Start of GIVEN DATA

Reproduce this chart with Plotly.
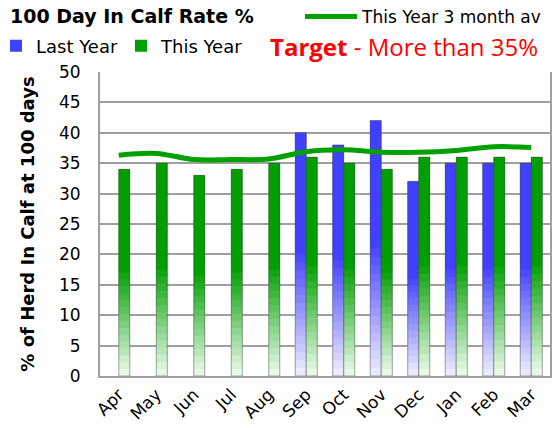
import plotly.graph_objects as go

months = ["Apr", "May", "Jun", "Jul", "Aug", "Sep", "Oct", "Nov", "Dec", "Jan", "Feb", "Mar"]
last_year = [None, None, None, None, None, 40, 38, 42, 32, 35, 35, 35]
this_year = [34, 35, 33, 34, 35, 36, 35, 34, 36, 36, 36, 36]
avg3 = [36.3, 36.6, 35.6, 35.6, 35.7, 36.9, 37.2, 36.8, 36.8, 37.1, 37.7, 37.6]
y_ticks = [0, 5, 10, 15, 20, 25, 30, 35, 40, 45, 50]

FONT = "DejaVu Sans"
BLUE = (64, 64, 255)
GREEN = (0, 158, 0)
K = 30  # gradient slices per bar

W, H = 559, 428


def mix(c, t):
    # t: 0 at bar bottom, 1 at top; solid above ~0.5, fading to near white below
    f = min(1.0, t / 0.52)
    base = (240, 252, 240) if c == GREEN else (240, 240, 255)
    r = [round(base[i] + (c[i] - base[i]) * f) for i in range(3)]
    return f"rgb({r[0]},{r[1]},{r[2]})"


fig = go.Figure()


def add_series(values, color, group, name):
    for k in range(K):
        frac = min(2.0, K - k) / K
        seg = [None if v is None else v * frac for v in values]
        base = [None if v is None else v * k / K for v in values]
        fig.add_trace(go.Bar(
            x=months, y=seg, base=base, offsetgroup=group,
            marker=dict(color=mix(color, (k + 0.5) / K), line=dict(width=0)),
            name=name, showlegend=(k == K - 1), legend="legend",
            hoverinfo="skip",
        ))
    # outline of the whole bar
    fig.add_trace(go.Bar(
        x=months, y=values, offsetgroup=group,
        marker=dict(color="rgba(0,0,0,0)", line=dict(color="rgba(60,60,60,0.45)", width=1)),
        showlegend=False, name=name,
    ))


add_series(last_year, BLUE, "a", "Last Year")
add_series(this_year, GREEN, "b", "This Year")

fig.add_trace(go.Scatter(
    x=months, y=avg3, mode="lines", name="This Year 3 month av",
    line=dict(color="rgb(0,160,0)", width=5, shape="spline"),
    legend="legend2",
))

fig.update_layout(
    width=W, height=H,
    margin=dict(l=100, r=9, t=72, b=52, autoexpand=False),
    paper_bgcolor="white", plot_bgcolor="white",
    barmode="group", bargap=0.41, bargroupgap=0,
    font=dict(family=FONT, color="black"),
    title=dict(text="<b>100 Day In Calf Rate %</b>", font=dict(family=FONT, size=19, color="black"),
               xref="container", x=10 / W, xanchor="left",
               yref="container", y=1 - 16 / H, yanchor="middle"),
    legend=dict(orientation="h", xref="paper", x=-104 / 450, xanchor="left",
                yref="container", y=1 - 46 / H, yanchor="middle",
                font=dict(family=FONT, size=18), bgcolor="rgba(0,0,0,0)",
                traceorder="normal", itemwidth=30,
                entrywidth=80, entrywidthmode="pixels"),
    legend2=dict(orientation="h", xref="container", x=300 / W, xanchor="left",
                 yref="container", y=1 - 17 / H, yanchor="middle",
                 font=dict(family=FONT, size=17), bgcolor="rgba(0,0,0,0)", itemwidth=52),
    showlegend=True,
)

fig.add_annotation(
    text="<b>Target</b> - More than 35%", xref="paper", yref="paper",
    x=(268 - 100) / 450, y=(376 - 46) / 304, xanchor="left", yanchor="middle",
    showarrow=False, font=dict(family="Open Sans", size=24, color="#FF0000"),
)

fig.update_yaxes(
    range=[0, 50], tickvals=y_ticks, ticktext=[str(v) for v in y_ticks],
    showgrid=True, gridcolor="rgb(160,160,160)", gridwidth=2, automargin=False,
    zeroline=False, showline=True, linecolor="rgb(160,160,160)", linewidth=2, mirror=True,
    ticks="", ticklabelstandoff=14, tickfont=dict(family=FONT, size=17),
    title=dict(text="<b>% of Herd In Calf at 100 days</b>", font=dict(family=FONT, size=18), standoff=20),
)
fig.update_xaxes(
    tickangle=-45, tickfont=dict(family=FONT, size=17), automargin=False,
    showline=True, linecolor="rgb(160,160,160)", linewidth=2, ticks="",
)

# remove the browser's default 8px body margin so the figure sits at the page origin
fig.write_html("out.html", config={"displayModeBar": False},
               post_script="document.body.style.margin='0';")
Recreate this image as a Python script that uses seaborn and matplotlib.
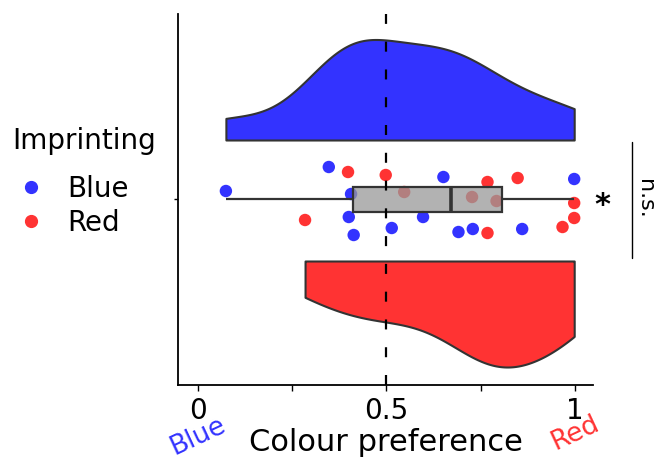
import matplotlib
matplotlib.use("Agg")
import matplotlib.pyplot as plt
import numpy as np
import pandas as pd
import seaborn as sns
from matplotlib.lines import Line2D

# colour preference of each bird (0 = blue, 1 = red)
blue_pref = [0.074, 0.347, 0.406, 0.400, 0.413, 0.514, 0.597, 0.651, 0.691, 0.729, 0.860, 0.998]
red_pref = [0.398, 0.498, 0.284, 0.547, 0.727, 0.792, 0.768, 0.848, 0.768, 0.998, 0.998, 0.967]
# vertical jitter of the dots around the box (same order as above)
blue_jitter = [0.08, 0.32, 0.05, -0.18, -0.36, -0.29, -0.18, 0.22, -0.33, -0.30, -0.30, 0.20]
red_jitter = [0.27, 0.24, -0.21, 0.07, 0.02, -0.02, 0.17, 0.21, -0.34, -0.04, -0.19, -0.28]

groups = ["Blue", "Red"]
palette = {"Blue": "#3333ff", "Red": "#ff3333"}
tick_values = [0, 0.25, 0.5, 0.75, 1]
tick_labels = ["0", "", "0.5", "", "1"]


def nrd0(x):
    """R's default bandwidth (bw.nrd0)"""
    sd = x.std(ddof=1)
    q1, q3 = np.percentile(x, [25, 75])
    return 0.9 * min(sd, (q3 - q1) / 1.34) * len(x) ** -0.2


def kde_cut0(values, n=256):
    """gaussian kde evaluated only over the data range (like cut=0)"""
    x = np.asarray(values, dtype=float)
    bw = nrd0(x)
    grid = np.linspace(x.min(), x.max(), n)
    z = (grid[:, None] - x[None, :]) / bw
    dens = np.exp(-0.5 * z ** 2).sum(axis=1) / (len(x) * bw * np.sqrt(2 * np.pi))
    return grid, dens


df = pd.DataFrame({
    "pref": blue_pref + red_pref,
    "jitter": blue_jitter + red_jitter,
    "Imprinting": ["Blue"] * len(blue_pref) + ["Red"] * len(red_pref),
})
df["row"] = 0.0

sns.set_style("ticks")
plt.rcParams["font.family"] = ["DejaVu Sans"]
plt.rcParams.update({
    "text.color": "black", "axes.labelcolor": "black",
    "xtick.color": "black", "ytick.color": "black",
})

fig = plt.figure(figsize=(6.54, 4.59), dpi=100)
ax = fig.add_axes([0.2722, 0.1612, 0.6346, 0.8083])

# half violins ("clouds"): blue one above the box, red one below it
clouds = {"Blue": (0.59, 1), "Red": (-0.62, -1)}
kdes = {"Blue": kde_cut0(blue_pref), "Red": kde_cut0(red_pref)}
max_dens = max(d.max() for _, d in kdes.values())
for g in groups:
    base, side = clouds[g]
    grid, dens = kdes[g]
    ax.fill_between(grid, base, base + side * 1.06 * dens / max_dens,
                    facecolor=palette[g], edgecolor="#333333", linewidth=1.5)

# raw points
sns.scatterplot(
    data=df, x="pref", y="jitter", hue="Imprinting", palette=palette,
    s=80, linewidth=0, legend=False, ax=ax,
)

# box of all birds together
sns.boxplot(
    data=df, x="pref", y="row", orient="y", native_scale=True, width=0.25,
    whis=(0, 100), showcaps=False, showfliers=False, color="#999999",
    saturation=1, linecolor="#333333", linewidth=1.6,
    boxprops=dict(facecolor=(0.6, 0.6, 0.6, 0.75)),
    medianprops=dict(linewidth=2.6), ax=ax,
)

ax.axvline(0.5, color="black", lw=1.6, ls=(0, (4.5, 8)), zorder=5)

ax.set_xlim(-0.053, 1.048)
ax.set_ylim(-1.86, 1.85)
ax.set_xticks(tick_values)
ax.set_xticklabels(tick_labels)
ax.set_yticks([0])
ax.set_yticklabels([""])
ax.set_ylabel("")
ax.tick_params(axis="x", length=4.3, width=1, pad=4, labelsize=20)
ax.tick_params(axis="y", length=3, width=1)
sns.despine(ax=ax)
for side in ["left", "bottom"]:
    ax.spines[side].set_linewidth(1.3)
    ax.spines[side].set_color("black")

ax.set_xlabel("Colour preference", fontsize=22)
ax.xaxis.set_label_coords(0.5, -0.178)
ax.xaxis.label.set_va("baseline")

# end labels of the preference axis
ax.text(0, -2.37, "Blue", color=palette["Blue"], rotation=25, ha="center",
        va="center", fontsize=19, clip_on=False)
ax.text(1, -2.34, "Red", color=palette["Red"], rotation=25, ha="center",
        va="center", fontsize=19, clip_on=False)

# significance marks
ax.text(1.074, -0.15, "*", fontsize=22, fontweight="bold", ha="center",
        va="baseline", clip_on=False)
ax.plot([1.151, 1.151], [0.57, -0.59], color="black", lw=1, clip_on=False)
ax.text(1.186, 0, "n.s.", rotation=270, ha="center", va="center",
        fontsize=16, clip_on=False)

handles = [
    Line2D([], [], marker="o", ls="", color=palette[g], markersize=8.5, label=g)
    for g in groups
]
fig.legend(handles=handles, loc="upper left", bbox_to_anchor=(20 / 654, 1 - 175 / 459),
           frameon=False, fontsize=20, handlelength=0.8, handletextpad=0.9,
           labelspacing=0.22, borderpad=0, borderaxespad=0)
fig.text(12 / 654, 1 - 149 / 459, "Imprinting", fontsize=20, ha="left", va="baseline")

fig.savefig("out.png", dpi=100)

End of GIVEN DATA

EXERCISE -> Word for word, restate the lines beginning with the one that has "Recreate this image" and ending with the one that has "-0.04, -0.19, -0.28]". Keep both ends and skip any pictures.

ANSWER TO THIS PROBLEM ->
Recreate this image as a Python script that uses seaborn and matplotlib.
import matplotlib
matplotlib.use("Agg")
import matplotlib.pyplot as plt
import numpy as np
import pandas as pd
import seaborn as sns
from matplotlib.lines import Line2D

# colour preference of each bird (0 = blue, 1 = red)
blue_pref = [0.074, 0.347, 0.406, 0.400, 0.413, 0.514, 0.597, 0.651, 0.691, 0.729, 0.860, 0.998]
red_pref = [0.398, 0.498, 0.284, 0.547, 0.727, 0.792, 0.768, 0.848, 0.768, 0.998, 0.998, 0.967]
# vertical jitter of the dots around the box (same order as above)
blue_jitter = [0.08, 0.32, 0.05, -0.18, -0.36, -0.29, -0.18, 0.22, -0.33, -0.30, -0.30, 0.20]
red_jitter = [0.27, 0.24, -0.21, 0.07, 0.02, -0.02, 0.17, 0.21, -0.34, -0.04, -0.19, -0.28]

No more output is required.